In the Earth movie review & film summary (2021)


We’re also warned from the start that Olivia’s work focuses on the uncommonly fertile soil in the forest, so we prime ourselves for the possibility that we’re going to get invasive fungus action (the hero even tells us that he had ringworm recently). The film delivers on this promise, though not in the way you might expect. One character rephrases the famous observation that, to members of primitive civilizations, high technology is indistinguishable from magic. 

From that point on, “In the Earth” conflates modern scientific research and theory with ancient rituals meant to communicate with (and appease) Parnag Fegg, an ancient eldritch force that may have summoned all the humans to the woods in the first place. There’s a touch of John Carpenter’s “Prince of Darkness” in the script’s exposition-heavy lore, which postulates that science might eventually find a way to perfect the approximations of scripture, ritual, and spell-casting.

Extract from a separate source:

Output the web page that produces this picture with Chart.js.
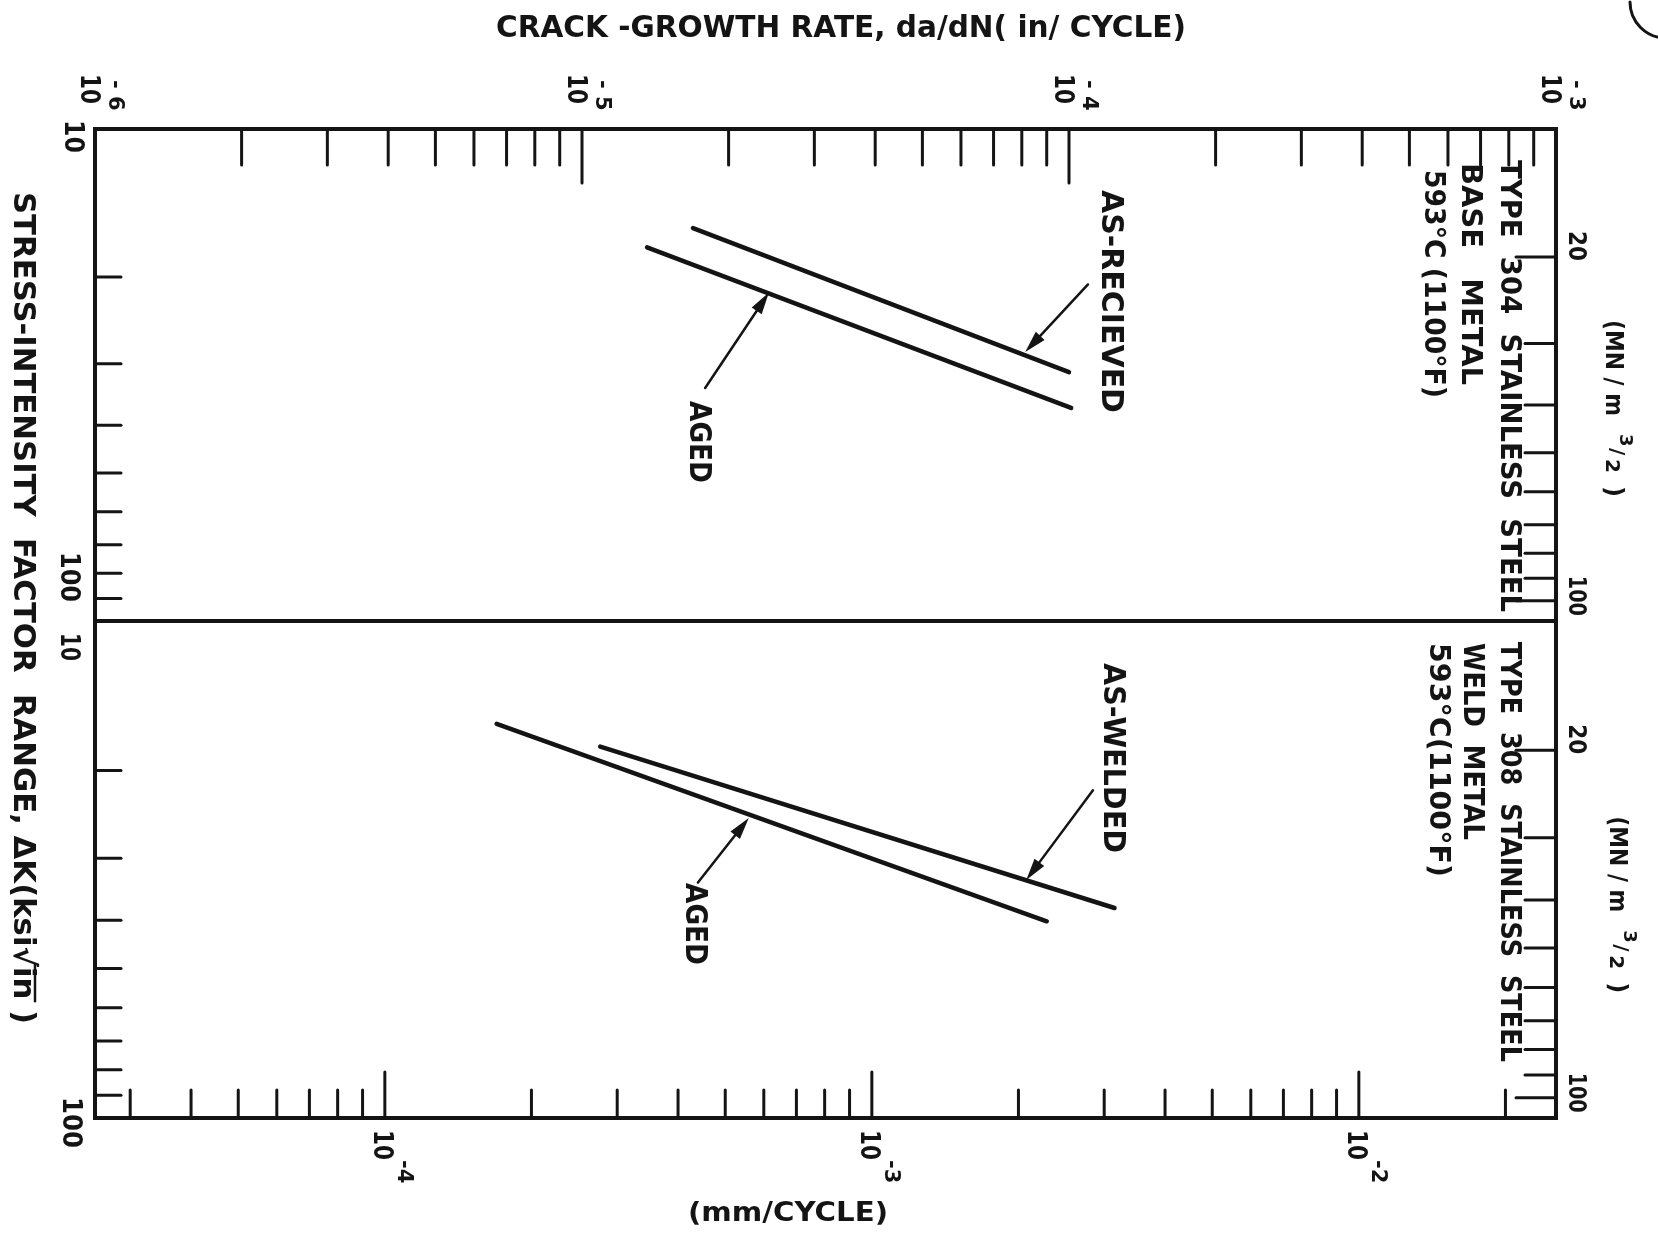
<!DOCTYPE html>
<html>
<head>
<meta charset="utf-8">
<title>Crack growth rate vs stress-intensity factor range</title>
<script src="https://cdn.jsdelivr.net/npm/chart.js@4.4.1/dist/chart.umd.min.js"></script>
<style>
  html, body { margin: 0; padding: 0; background: #fff; }
  canvas { display: block; }
</style>
</head>
<body>
<canvas id="chart" width="1658" height="1233"></canvas>
<script>
// axis tick values
const inDecades = [1e-6, 1e-5, 1e-4, 1e-3];
const inExponents = ["-6", "-5", "-4", "-3"];
const mmDecades = [1e-4, 1e-3, 1e-2];
const mmExponents = ["-4", "-3", "-2"];
const ksiMinor = [20, 30, 40, 50, 60, 70, 80, 90];
const mnMinor = [20, 30, 40, 50, 60, 70, 80, 90, 100];
const IN_TO_MM = 25.4;
const KSI_TO_MN = 1.0988;

// Type 304 base metal (upper panel), rate in in/cycle, dK in ksi*sqrt(in)
const baseRecvRate = [1.69e-5, 1.0e-4];
const baseRecvK = [15.9, 31.2];
const baseAgedRate = [1.36e-5, 1.01e-4];
const baseAgedK = [17.4, 36.9];

// Type 308 weld metal (lower panel)
const weldRate = [1.09e-5, 1.24e-4];
const weldK = [17.9, 37.8];
const weldAgedRate = [6.68e-6, 9.0e-5];
const weldAgedK = [16.1, 40.2];

// arrow tails / tips in data units [rate, dK]
const arrowsTop = [
  { from: [1.094e-4, 20.7], to: [8.13e-5, 28.4] },
  { from: [1.79e-5, 33.6], to: [2.42e-5, 21.5] },
];
const arrowsBottom = [
  { from: [1.12e-4, 21.9], to: [8.17e-5, 33.2] },
  { from: [1.73e-5, 33.6], to: [2.20e-5, 24.9] },
];

const INK = "#141414";
const FONT = '"DejaVu Sans", sans-serif';

const toPoints = (xs, ys) => xs.map((x, i) => ({ x: x, y: ys[i] }));

const lineSet = (xs, ys, yAxis) => ({
  data: toPoints(xs, ys),
  yAxisID: yAxis,
  xAxisID: "x",
  showLine: true,
  borderColor: INK,
  borderWidth: 4.5,
  borderCapStyle: "round",
  pointRadius: 0,
  fill: false,
});

// vertical text, read top to bottom (page turned clockwise)
function vtext(ctx, str, cx, y0, size, len) {
  ctx.save();
  ctx.translate(cx, y0);
  ctx.rotate(Math.PI / 2);
  ctx.font = "bold " + size + "px " + FONT;
  ctx.textBaseline = "middle";
  ctx.textAlign = "left";
  let k = 1;
  if (len) {
    k = len / ctx.measureText(str).width;
    ctx.scale(k, 1);
  }
  ctx.fillText(str, 0, 0);
  ctx.restore();
  return k;
}

function htext(ctx, str, x0, cy, size, len) {
  ctx.save();
  ctx.translate(x0, cy);
  ctx.font = "bold " + size + "px " + FONT;
  ctx.textBaseline = "middle";
  ctx.textAlign = "left";
  if (len) {
    const w = ctx.measureText(str).width;
    ctx.scale(len / w, 1);
  }
  ctx.fillText(str, 0, 0);
  ctx.restore();
}

function seg(ctx, x1, y1, x2, y2) {
  ctx.beginPath();
  ctx.moveTo(x1, y1);
  ctx.lineTo(x2, y2);
  ctx.stroke();
}

function arrow(ctx, x1, y1, x2, y2) {
  const a = Math.atan2(y2 - y1, x2 - x1);
  const hl = 22, hw = 6;
  seg(ctx, x1, y1, x2 - Math.cos(a) * hl * 0.8, y2 - Math.sin(a) * hl * 0.8);
  ctx.beginPath();
  ctx.moveTo(x2, y2);
  ctx.lineTo(x2 - hl * Math.cos(a) + hw * Math.sin(a), y2 - hl * Math.sin(a) - hw * Math.cos(a));
  ctx.lineTo(x2 - hl * Math.cos(a) - hw * Math.sin(a), y2 - hl * Math.sin(a) + hw * Math.cos(a));
  ctx.closePath();
  ctx.fill();
}

const figurePlugin = {
  id: "figure",
  afterDraw(chart) {
    const ctx = chart.ctx;
    const { left, right, top, bottom } = chart.chartArea;
    const sx = chart.scales.x;
    const smm = chart.scales.xmm;
    const yT = chart.scales.yTop;
    const yB = chart.scales.yBot;
    const mT = chart.scales.mnTop;
    const mB = chart.scales.mnBot;

    ctx.save();
    ctx.strokeStyle = INK;
    ctx.fillStyle = INK;
    ctx.lineCap = "round";

    // frame and panel divider
    ctx.lineWidth = 4;
    ctx.strokeRect(left, top, right - left, bottom - top);
    const mid = yT.getPixelForValue(100);
    seg(ctx, left, mid, right, mid);

    // top ticks (in/cycle), pointing down
    ctx.lineWidth = 3;
    [-6, -5, -4].forEach((d) => {
      for (let m = 1; m <= 9; m++) {
        const v = m * Math.pow(10, d);
        if (v <= sx.min * 1.0001) continue;
        const x = sx.getPixelForValue(v);
        seg(ctx, x, top, x, top + (m === 1 ? 54 : 36));
      }
    });

    // bottom ticks (mm/cycle), pointing up
    [-5, -4, -3, -2].forEach((d) => {
      for (let m = 1; m <= 9; m++) {
        const v = m * Math.pow(10, d);
        if (v <= smm.min || v >= smm.max) continue;
        const x = smm.getPixelForValue(v);
        seg(ctx, x, bottom, x, bottom - (m === 1 ? 46 : 28));
      }
    });

    // left ticks (ksi sqrt in)
    [yT, yB].forEach((s) => {
      ksiMinor.forEach((v) => {
        const y = s.getPixelForValue(v);
        seg(ctx, left, y, left + 26, y);
      });
    });

    // right ticks (MN/m^3/2)
    [mT, mB].forEach((s) => {
      mnMinor.forEach((v) => {
        const y = s.getPixelForValue(v);
        seg(ctx, right, y, right - (v === 20 || v === 100 ? 40 : 31), y);
      });
    });

    // arrows
    ctx.lineWidth = 2.5;
    arrowsTop.forEach((a) => {
      arrow(ctx, sx.getPixelForValue(a.from[0]), yT.getPixelForValue(a.from[1]),
        sx.getPixelForValue(a.to[0]), yT.getPixelForValue(a.to[1]));
    });
    arrowsBottom.forEach((a) => {
      arrow(ctx, sx.getPixelForValue(a.from[0]), yB.getPixelForValue(a.from[1]),
        sx.getPixelForValue(a.to[0]), yB.getPixelForValue(a.to[1]));
    });

    // top tick labels 10^n (in/cycle)
    inDecades.forEach((v, i) => {
      const x = sx.getPixelForValue(v);
      vtext(ctx, "10", x - 7, 74, 26, 30);
      vtext(ctx, "- " + inExponents[i].slice(1), x + 19, 80, 21);
    });

    // bottom tick labels 10^n (mm/cycle)
    mmDecades.forEach((v, i) => {
      const x = smm.getPixelForValue(v);
      vtext(ctx, "10", x - 4, 1130, 26, 30);
      vtext(ctx, "-" + mmExponents[i].slice(1), x + 19, 1160, 21);
    });

    // left labels
    vtext(ctx, "10", 72, yT.getPixelForValue(10) - 9, 26, 33);
    vtext(ctx, "100", 68, yT.getPixelForValue(100) - 69, 26, 50);
    vtext(ctx, "10", 68, yB.getPixelForValue(10) + 12, 26, 28);
    vtext(ctx, "100", 70, yB.getPixelForValue(100) - 21, 26, 51);

    // left axis title, with the bar over "in"
    const yTitle = 192, titleLen = 832;
    const pre = "STRESS-INTENSITY  FACTOR  RANGE, \u0394K(ksi\u221A";
    const full = pre + "in )";
    const k = vtext(ctx, full, 22, yTitle, 30, titleLen);
    ctx.font = "bold 30px " + FONT;
    const a0 = yTitle + ctx.measureText(pre).width * k;
    const a1 = a0 + ctx.measureText("in").width * k;
    ctx.lineWidth = 2.5;
    seg(ctx, 22 + 13, a0 - 2, 22 + 13, a1 + 2);

    // right labels
    [mT, mB].forEach((s, j) => {
      vtext(ctx, "20", 1575, s.getPixelForValue(20) - 26, 24, 30);
      vtext(ctx, "100", 1575, s.getPixelForValue(100) - 25, 24, 40);
      const y0 = s.getPixelForValue(20) + 63 + j * 3;
      const cx = 1612 + j * 4;
      vtext(ctx, "(MN / m", cx, y0, 25, 96);
      vtext(ctx, "3", cx + 13, y0 + 114, 18);
      vtext(ctx, "/", cx + 4, y0 + 128, 20);
      vtext(ctx, "2", cx - 1, y0 + 139, 20);
      vtext(ctx, ")", cx, y0 + 166, 24);
    });

    // titles
    htext(ctx, "CRACK -GROWTH RATE, da/dN( in/ CYCLE)", 496, 29, 31, 690);
    htext(ctx, "(mm/CYCLE)", 688, 1214, 27, 200);

    // panel notes
    vtext(ctx, "TYPE  304  STAINLESS  STEEL", 1509, 160, 29, 452);
    vtext(ctx, "BASE   METAL", 1470, 163, 29, 222);
    vtext(ctx, "593\u00B0C (1100\u00B0F)", 1433, 170, 29, 228);
    vtext(ctx, "TYPE  308  STAINLESS  STEEL", 1509, 642, 29, 420);
    vtext(ctx, "WELD  METAL", 1472, 643, 29, 197);
    vtext(ctx, "593\u00B0C(1100\u00B0F)", 1438, 643, 29, 234);

    vtext(ctx, "AS-RECIEVED", 1110, 190, 30, 223);
    vtext(ctx, "AGED", 698, 401, 30, 82);
    vtext(ctx, "AS-WELDED", 1112, 663, 30, 190);
    vtext(ctx, "AGED", 694, 883, 30, 82);

    // page mark at the corner
    ctx.lineWidth = 3;
    ctx.beginPath();
    ctx.arc(1666, 2, 36, Math.PI * 0.5, Math.PI * 1.0);
    ctx.stroke();

    ctx.restore();
  },
};

new Chart(document.getElementById("chart"), {
  type: "scatter",
  data: {
    datasets: [
      lineSet(baseRecvRate, baseRecvK, "yTop"),
      lineSet(baseAgedRate, baseAgedK, "yTop"),
      lineSet(weldRate, weldK, "yBot"),
      lineSet(weldAgedRate, weldAgedK, "yBot"),
    ],
  },
  options: {
    responsive: false,
    animation: false,
    devicePixelRatio: 1,
    layout: { padding: { left: 95, top: 129, right: 102, bottom: 115 } },
    plugins: { legend: { display: false }, tooltip: { enabled: false } },
    scales: {
      x: { type: "logarithmic", min: 1e-6, max: 1e-3, display: false },
      xmm: { type: "logarithmic", axis: "x", min: 1e-6 * IN_TO_MM, max: 1e-3 * IN_TO_MM, display: false },
      // each panel spans one decade of dK; the scales run on past the panel edge
      yTop: { type: "logarithmic", axis: "y", reverse: true, min: 10, max: 1023.8, display: false },
      yBot: { type: "logarithmic", axis: "y", reverse: true, min: 1.0234, max: 100, display: false },
      mnTop: { type: "logarithmic", axis: "y", reverse: true, min: 10 * KSI_TO_MN, max: 1023.8 * KSI_TO_MN, display: false },
      mnBot: { type: "logarithmic", axis: "y", reverse: true, min: 1.0234 * KSI_TO_MN, max: 100 * KSI_TO_MN, display: false },
    },
  },
  plugins: [figurePlugin],
});
</script>
</body>
</html>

All of this stuff connects rather glancingly, or vaguely. For the most part, that’s good cinema praxis (better to leave the audience guessing or a bit confused than explain every little thing to death), but still there are times when it seems as if Wheatley is fudging things, like a magician who asks “Is this your card?” and then takes it away just fast enough that you can’t be sure. Razzle-dazzle flash-cuts, disorienting jump cuts, and incessant strobe effects amplify dread and confusion in the film’s most intense scenes. There’s a lot of screaming and crying and lot of pain, and it would all be unbearable if Wheatley didn’t exhibit such mordant wit. He’s constantly setting up scenes where you know exactly which horrible thing might happen to one of the characters, then making you wait for it, and wait for it, through false starts, digressions, and clumsy mistakes that require a do-over. And when it finally does happen: wow.

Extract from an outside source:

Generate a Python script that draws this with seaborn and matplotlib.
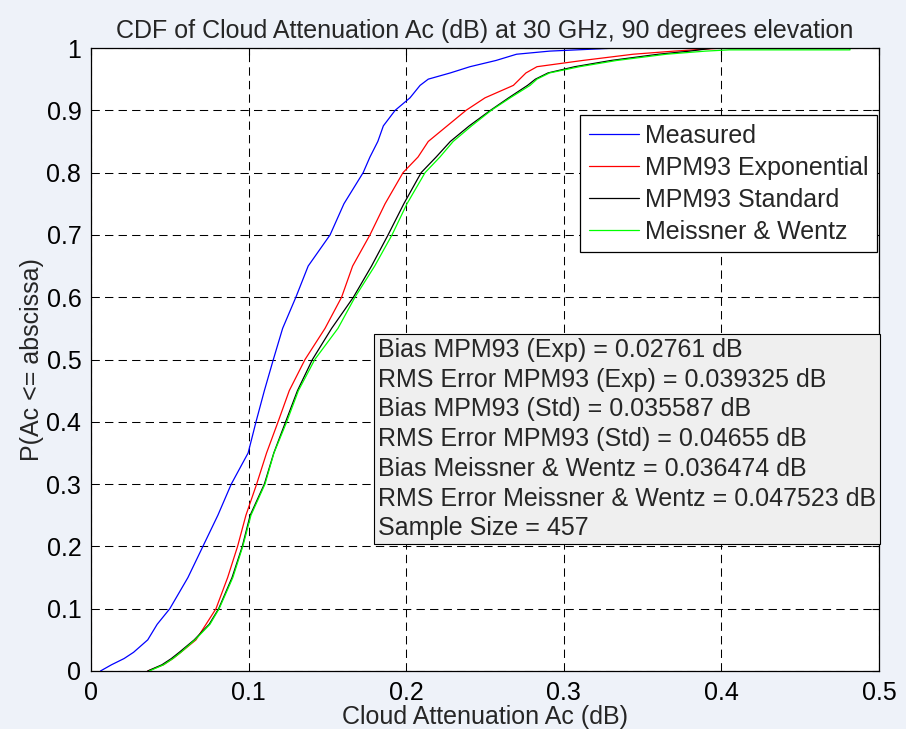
import numpy as np
import pandas as pd
import seaborn as sns
import matplotlib
matplotlib.use("Agg")
import matplotlib.pyplot as plt

# Cumulative probability levels and the attenuation (dB) read at each level
prob = [0, 0.01, 0.02, 0.03, 0.05, 0.075, 0.1, 0.15, 0.2, 0.25, 0.3, 0.35,
        0.4, 0.45, 0.5, 0.55, 0.6, 0.65, 0.7, 0.75, 0.8, 0.825, 0.85, 0.875,
        0.9, 0.92, 0.94, 0.95, 0.96, 0.97, 0.98, 0.99, 0.995, 1.0]

measured = [0.006, 0.013, 0.021, 0.027, 0.036, 0.042, 0.050, 0.0615, 0.071,
            0.0805, 0.089, 0.0997, 0.1047, 0.110, 0.1157, 0.1216, 0.130,
            0.1378, 0.1517, 0.1605, 0.1727, 0.177, 0.182, 0.1855, 0.193,
            0.2024, 0.2088, 0.214, 0.228, 0.2405, 0.257, 0.270, 0.291, 0.334]

mpm93_exp = [0.036, 0.046, 0.052, 0.057, 0.0666, 0.073, 0.0793, 0.0867,
             0.093, 0.0983, 0.1051, 0.1114, 0.1187, 0.1258, 0.1358, 0.1485,
             0.159, 0.166, 0.177, 0.1866, 0.198, 0.2075, 0.214, 0.226, 0.238,
             0.250, 0.268, 0.272, 0.276, 0.283, 0.312, 0.344, 0.370, 0.401]

mpm93_std = [0.036, 0.045, 0.051, 0.056, 0.0655, 0.075, 0.081, 0.0895, 0.096,
             0.101, 0.110, 0.116, 0.1235, 0.131, 0.1405, 0.1527, 0.1665,
             0.178, 0.1885, 0.1985, 0.2095, 0.219, 0.228, 0.240, 0.2535,
             0.265, 0.277, 0.282, 0.290, 0.307, 0.330, 0.360, 0.380, 0.395]

meissner_wentz = [0.037, 0.046, 0.052, 0.057, 0.066, 0.0755, 0.0813, 0.090,
                  0.0963, 0.1015, 0.1104, 0.1161, 0.1242, 0.1316, 0.142,
                  0.1567, 0.1675, 0.180, 0.191, 0.2005, 0.212, 0.2214, 0.2298,
                  0.2415, 0.254, 0.266, 0.2786, 0.283, 0.291, 0.310, 0.3336,
                  0.365, 0.390, 0.405]
# flat top of the Meissner & Wentz curve (last sample before reaching 1)
mw_tail_x = [0.405, 0.4816, 0.4816]
mw_tail_p = [0.997, 0.997, 1.0]

labels = ["Measured", "MPM93 Exponential", "MPM93 Standard", "Meissner & Wentz"]
colors = ["#0000ff", "#ff0000", "#000000", "#00ff00"]

stats_text = [
    "Bias MPM93 (Exp) = 0.02761 dB",
    "RMS Error MPM93 (Exp) = 0.039325 dB",
    "Bias MPM93 (Std) = 0.035587 dB",
    "RMS Error MPM93 (Std) = 0.04655 dB",
    "Bias Meissner & Wentz = 0.036474 dB",
    "RMS Error Meissner & Wentz = 0.047523 dB",
    "Sample Size = 457",
]

xticks = [0, 0.1, 0.2, 0.3, 0.4, 0.5]
xticklabels = ["0", "0.1", "0.2", "0.3", "0.4", "0.5"]
yticks = [0, 0.1, 0.2, 0.3, 0.4, 0.5, 0.6, 0.7, 0.8, 0.9, 1.0]
yticklabels = ["0", "0.1", "0.2", "0.3", "0.4", "0.5", "0.6", "0.7", "0.8", "0.9", "1"]

# Long-format frame for seaborn
frames = []
for name, xs in zip(labels, [measured, mpm93_exp, mpm93_std, meissner_wentz]):
    xs, ps = list(xs), list(prob)
    if name == labels[3]:
        xs, ps = xs[:-1] + mw_tail_x, ps[:-1] + mw_tail_p
    frames.append(pd.DataFrame({"Ac": xs, "P": ps, "Model": name}))
df = pd.concat(frames, ignore_index=True)

sns.set_theme(style="white")
plt.rcParams["font.family"] = ["Liberation Sans", "DejaVu Sans"]

fig = plt.figure(figsize=(9.06, 7.29), dpi=100, facecolor="#eef2f9")
ax = fig.add_axes([91 / 906, 1 - 671 / 729, 788 / 906, 623 / 729])
ax.set_facecolor("white")

sns.lineplot(data=df, x="Ac", y="P", hue="Model", hue_order=labels,
             palette=dict(zip(labels, colors)), sort=False, estimator=None,
             linewidth=0.9, legend=False, ax=ax)

ax.set_xlim(0, 0.5)
ax.set_ylim(0, 1)
ax.set_xticks(xticks)
ax.set_xticklabels(xticklabels)
ax.set_yticks(yticks)
ax.set_yticklabels(yticklabels)
ax.tick_params(direction="in", length=5, width=0.8, top=True, right=True,
               labelsize=18, pad=7, colors="black")
ax.grid(True, color="black", linestyle=(0, (8, 5)), linewidth=0.75)
for s in ax.spines.values():
    s.set_color("black")
    s.set_linewidth(0.9)

ax.set_title("CDF of Cloud Attenuation Ac (dB) at 30 GHz, 90 degrees elevation",
             fontsize=18, pad=7)
ax.set_xlabel("Cloud Attenuation Ac (dB)", fontsize=18, labelpad=0)
ax.set_ylabel("P(Ac <= abscissa)", fontsize=18, labelpad=2)

leg = ax.legend(ax.lines[:4], labels, loc="upper right",
                bbox_to_anchor=(0.9975, 0.8925), borderaxespad=0,
                fontsize=18, fancybox=False, framealpha=1, edgecolor="black",
                handlelength=2.0, handletextpad=0.25, borderpad=0.35,
                labelspacing=0.32)
leg.get_frame().set_linewidth(0.9)

ax.text(0.364, 0.5345, "\n".join(stats_text), transform=ax.transAxes,
        ha="left", va="top", fontsize=18, linespacing=1.3, zorder=5,
        bbox=dict(boxstyle="square,pad=0.15", facecolor="#efefef",
                  edgecolor="black", linewidth=0.8))

fig.savefig("out.png", dpi=100, facecolor=fig.get_facecolor())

Where the film fails as a substantive statement about this or that or the other thing, it succeeds as a visceral exercise in audience torment. Throughout, Wheatley observes a horror movie version of Chekhov’s principle, where you can assume that the rifle hanging on the wall of a set isn’t just there for atmosphere. This movie features Chekhov’s Hatchet, Chekhov’s Bow and Arrow, Chekhov’s Fungus, and Chekhov’s Guitar (used to lull characters to sleep through repetitive phrases that hit them like incantations). Like another low-budget 2021 film, “Lapsis,” it uses nature’s splendors to give a small movie an epic feeling, and its skill at making you squirm suggests that, for all its poker-faced wonderment over the machinations of the universe, Wheatley identifies most strongly with Zach, a grandiloquent sadist who has a captive audience where he wants them and revels in that fact. After a certain point, I stopped finding the ostentatious, close-up brutality funny and started howling at it, and my experiences with some of Wheatley’s other movies (particuarly “Kill List” and “Free Fire“) confirm that not only is he OK with that sort of reaction, he thrives on it.